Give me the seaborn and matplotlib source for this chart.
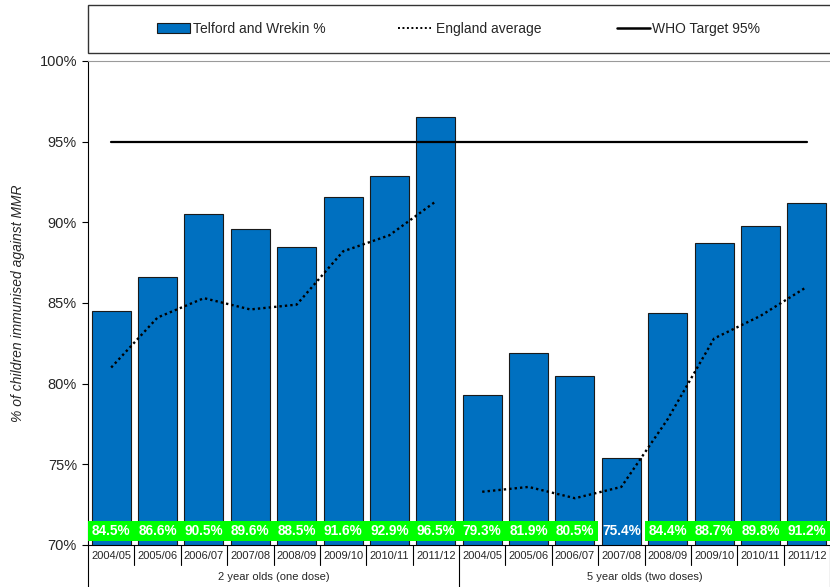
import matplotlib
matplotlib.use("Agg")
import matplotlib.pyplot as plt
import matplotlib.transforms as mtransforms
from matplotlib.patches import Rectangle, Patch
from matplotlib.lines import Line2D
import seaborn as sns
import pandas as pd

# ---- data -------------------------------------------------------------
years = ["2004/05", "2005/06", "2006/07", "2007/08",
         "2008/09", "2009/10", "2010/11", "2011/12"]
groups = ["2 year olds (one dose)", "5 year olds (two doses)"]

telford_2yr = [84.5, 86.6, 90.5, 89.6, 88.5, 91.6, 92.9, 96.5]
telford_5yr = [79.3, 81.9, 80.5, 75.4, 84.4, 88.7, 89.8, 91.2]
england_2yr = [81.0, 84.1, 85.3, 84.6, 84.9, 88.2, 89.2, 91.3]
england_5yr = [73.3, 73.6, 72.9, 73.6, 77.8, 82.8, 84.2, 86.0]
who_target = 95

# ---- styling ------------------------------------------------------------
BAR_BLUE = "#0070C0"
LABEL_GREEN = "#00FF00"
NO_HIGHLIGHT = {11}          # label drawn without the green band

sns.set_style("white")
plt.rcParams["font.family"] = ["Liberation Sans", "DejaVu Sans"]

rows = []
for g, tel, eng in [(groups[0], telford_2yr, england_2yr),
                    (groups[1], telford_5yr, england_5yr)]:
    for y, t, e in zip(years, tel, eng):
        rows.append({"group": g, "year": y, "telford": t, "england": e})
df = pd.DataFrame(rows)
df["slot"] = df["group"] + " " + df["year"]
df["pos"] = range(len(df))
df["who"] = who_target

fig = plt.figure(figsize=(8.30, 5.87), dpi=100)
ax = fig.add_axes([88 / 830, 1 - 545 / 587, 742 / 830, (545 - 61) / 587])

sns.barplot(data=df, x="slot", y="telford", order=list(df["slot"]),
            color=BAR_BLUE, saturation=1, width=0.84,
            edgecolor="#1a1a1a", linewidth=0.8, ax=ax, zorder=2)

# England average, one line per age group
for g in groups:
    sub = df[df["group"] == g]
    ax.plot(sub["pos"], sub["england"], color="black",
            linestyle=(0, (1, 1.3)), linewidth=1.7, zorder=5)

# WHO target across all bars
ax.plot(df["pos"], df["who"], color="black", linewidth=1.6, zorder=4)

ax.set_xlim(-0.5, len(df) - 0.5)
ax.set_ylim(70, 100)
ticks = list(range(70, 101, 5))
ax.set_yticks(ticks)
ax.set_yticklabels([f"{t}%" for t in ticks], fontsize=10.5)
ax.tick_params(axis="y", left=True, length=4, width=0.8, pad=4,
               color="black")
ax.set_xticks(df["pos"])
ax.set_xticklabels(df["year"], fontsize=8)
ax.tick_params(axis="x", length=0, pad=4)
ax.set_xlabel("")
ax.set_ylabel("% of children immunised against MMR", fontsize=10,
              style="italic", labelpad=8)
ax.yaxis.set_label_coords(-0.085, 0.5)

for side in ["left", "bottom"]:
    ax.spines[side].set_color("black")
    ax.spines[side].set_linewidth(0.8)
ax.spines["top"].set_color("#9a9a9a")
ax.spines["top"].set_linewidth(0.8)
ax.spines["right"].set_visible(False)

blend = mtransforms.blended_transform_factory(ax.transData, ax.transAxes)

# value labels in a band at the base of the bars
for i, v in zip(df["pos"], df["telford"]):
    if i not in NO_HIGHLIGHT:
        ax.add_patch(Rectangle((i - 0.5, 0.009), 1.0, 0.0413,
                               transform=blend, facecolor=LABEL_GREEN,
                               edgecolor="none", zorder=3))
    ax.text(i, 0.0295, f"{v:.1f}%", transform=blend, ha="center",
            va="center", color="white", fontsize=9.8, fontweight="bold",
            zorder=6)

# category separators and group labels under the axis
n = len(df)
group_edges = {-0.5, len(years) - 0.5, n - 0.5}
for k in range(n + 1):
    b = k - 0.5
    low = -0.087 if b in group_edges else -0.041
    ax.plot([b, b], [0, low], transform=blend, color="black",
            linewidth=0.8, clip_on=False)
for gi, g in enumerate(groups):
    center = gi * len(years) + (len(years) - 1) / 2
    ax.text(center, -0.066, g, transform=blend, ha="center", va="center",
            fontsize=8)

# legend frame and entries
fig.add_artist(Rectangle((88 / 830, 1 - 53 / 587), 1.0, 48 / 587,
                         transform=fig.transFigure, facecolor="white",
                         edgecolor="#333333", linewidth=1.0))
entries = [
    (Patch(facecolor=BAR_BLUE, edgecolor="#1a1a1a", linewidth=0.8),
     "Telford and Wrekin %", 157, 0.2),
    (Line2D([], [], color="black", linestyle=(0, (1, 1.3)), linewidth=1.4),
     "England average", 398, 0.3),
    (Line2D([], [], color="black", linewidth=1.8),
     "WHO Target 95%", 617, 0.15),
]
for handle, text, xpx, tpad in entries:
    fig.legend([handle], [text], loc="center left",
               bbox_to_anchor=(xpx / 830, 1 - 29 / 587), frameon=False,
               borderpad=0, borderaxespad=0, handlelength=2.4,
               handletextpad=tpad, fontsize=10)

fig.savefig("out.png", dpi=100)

-------

Leave the images out, please, and restate each line word for word.

Give me the seaborn and matplotlib source for this chart.
import matplotlib
matplotlib.use("Agg")
import matplotlib.pyplot as plt
import matplotlib.transforms as mtransforms
from matplotlib.patches import Rectangle, Patch
from matplotlib.lines import Line2D
import seaborn as sns
import pandas as pd

# ---- data -------------------------------------------------------------
years = ["2004/05", "2005/06", "2006/07", "2007/08",
         "2008/09", "2009/10", "2010/11", "2011/12"]
groups = ["2 year olds (one dose)", "5 year olds (two doses)"]

telford_2yr = [84.5, 86.6, 90.5, 89.6, 88.5, 91.6, 92.9, 96.5]
telford_5yr = [79.3, 81.9, 80.5, 75.4, 84.4, 88.7, 89.8, 91.2]
england_2yr = [81.0, 84.1, 85.3, 84.6, 84.9, 88.2, 89.2, 91.3]
england_5yr = [73.3, 73.6, 72.9, 73.6, 77.8, 82.8, 84.2, 86.0]
who_target = 95

# ---- styling ------------------------------------------------------------
BAR_BLUE = "#0070C0"
LABEL_GREEN = "#00FF00"
NO_HIGHLIGHT = {11}          # label drawn without the green band

sns.set_style("white")
plt.rcParams["font.family"] = ["Liberation Sans", "DejaVu Sans"]

rows = []
for g, tel, eng in [(groups[0], telford_2yr, england_2yr),
                    (groups[1], telford_5yr, england_5yr)]:
    for y, t, e in zip(years, tel, eng):
        rows.append({"group": g, "year": y, "telford": t, "england": e})
df = pd.DataFrame(rows)
df["slot"] = df["group"] + " " + df["year"]
df["pos"] = range(len(df))
df["who"] = who_target

fig = plt.figure(figsize=(8.30, 5.87), dpi=100)
ax = fig.add_axes([88 / 830, 1 - 545 / 587, 742 / 830, (545 - 61) / 587])

sns.barplot(data=df, x="slot", y="telford", order=list(df["slot"]),
            color=BAR_BLUE, saturation=1, width=0.84,
            edgecolor="#1a1a1a", linewidth=0.8, ax=ax, zorder=2)

# England average, one line per age group
for g in groups:
    sub = df[df["group"] == g]
    ax.plot(sub["pos"], sub["england"], color="black",
            linestyle=(0, (1, 1.3)), linewidth=1.7, zorder=5)

# WHO target across all bars
ax.plot(df["pos"], df["who"], color="black", linewidth=1.6, zorder=4)

ax.set_xlim(-0.5, len(df) - 0.5)
ax.set_ylim(70, 100)
ticks = list(range(70, 101, 5))
ax.set_yticks(ticks)
ax.set_yticklabels([f"{t}%" for t in ticks], fontsize=10.5)
ax.tick_params(axis="y", left=True, length=4, width=0.8, pad=4,
               color="black")
ax.set_xticks(df["pos"])
ax.set_xticklabels(df["year"], fontsize=8)
ax.tick_params(axis="x", length=0, pad=4)
ax.set_xlabel("")
ax.set_ylabel("% of children immunised against MMR", fontsize=10,
              style="italic", labelpad=8)
ax.yaxis.set_label_coords(-0.085, 0.5)

for side in ["left", "bottom"]:
    ax.spines[side].set_color("black")
    ax.spines[side].set_linewidth(0.8)
ax.spines["top"].set_color("#9a9a9a")
ax.spines["top"].set_linewidth(0.8)
ax.spines["right"].set_visible(False)

blend = mtransforms.blended_transform_factory(ax.transData, ax.transAxes)

# value labels in a band at the base of the bars
for i, v in zip(df["pos"], df["telford"]):
    if i not in NO_HIGHLIGHT:
        ax.add_patch(Rectangle((i - 0.5, 0.009), 1.0, 0.0413,
                               transform=blend, facecolor=LABEL_GREEN,
                               edgecolor="none", zorder=3))
    ax.text(i, 0.0295, f"{v:.1f}%", transform=blend, ha="center",
            va="center", color="white", fontsize=9.8, fontweight="bold",
            zorder=6)

# category separators and group labels under the axis
n = len(df)
group_edges = {-0.5, len(years) - 0.5, n - 0.5}
for k in range(n + 1):
    b = k - 0.5
    low = -0.087 if b in group_edges else -0.041
    ax.plot([b, b], [0, low], transform=blend, color="black",
            linewidth=0.8, clip_on=False)
for gi, g in enumerate(groups):
    center = gi * len(years) + (len(years) - 1) / 2
    ax.text(center, -0.066, g, transform=blend, ha="center", va="center",
            fontsize=8)

# legend frame and entries
fig.add_artist(Rectangle((88 / 830, 1 - 53 / 587), 1.0, 48 / 587,
                         transform=fig.transFigure, facecolor="white",
                         edgecolor="#333333", linewidth=1.0))
entries = [
    (Patch(facecolor=BAR_BLUE, edgecolor="#1a1a1a", linewidth=0.8),
     "Telford and Wrekin %", 157, 0.2),
    (Line2D([], [], color="black", linestyle=(0, (1, 1.3)), linewidth=1.4),
     "England average", 398, 0.3),
    (Line2D([], [], color="black", linewidth=1.8),
     "WHO Target 95%", 617, 0.15),
]
for handle, text, xpx, tpad in entries:
    fig.legend([handle], [text], loc="center left",
               bbox_to_anchor=(xpx / 830, 1 - 29 / 587), frameon=False,
               borderpad=0, borderaxespad=0, handlelength=2.4,
               handletextpad=tpad, fontsize=10)

fig.savefig("out.png", dpi=100)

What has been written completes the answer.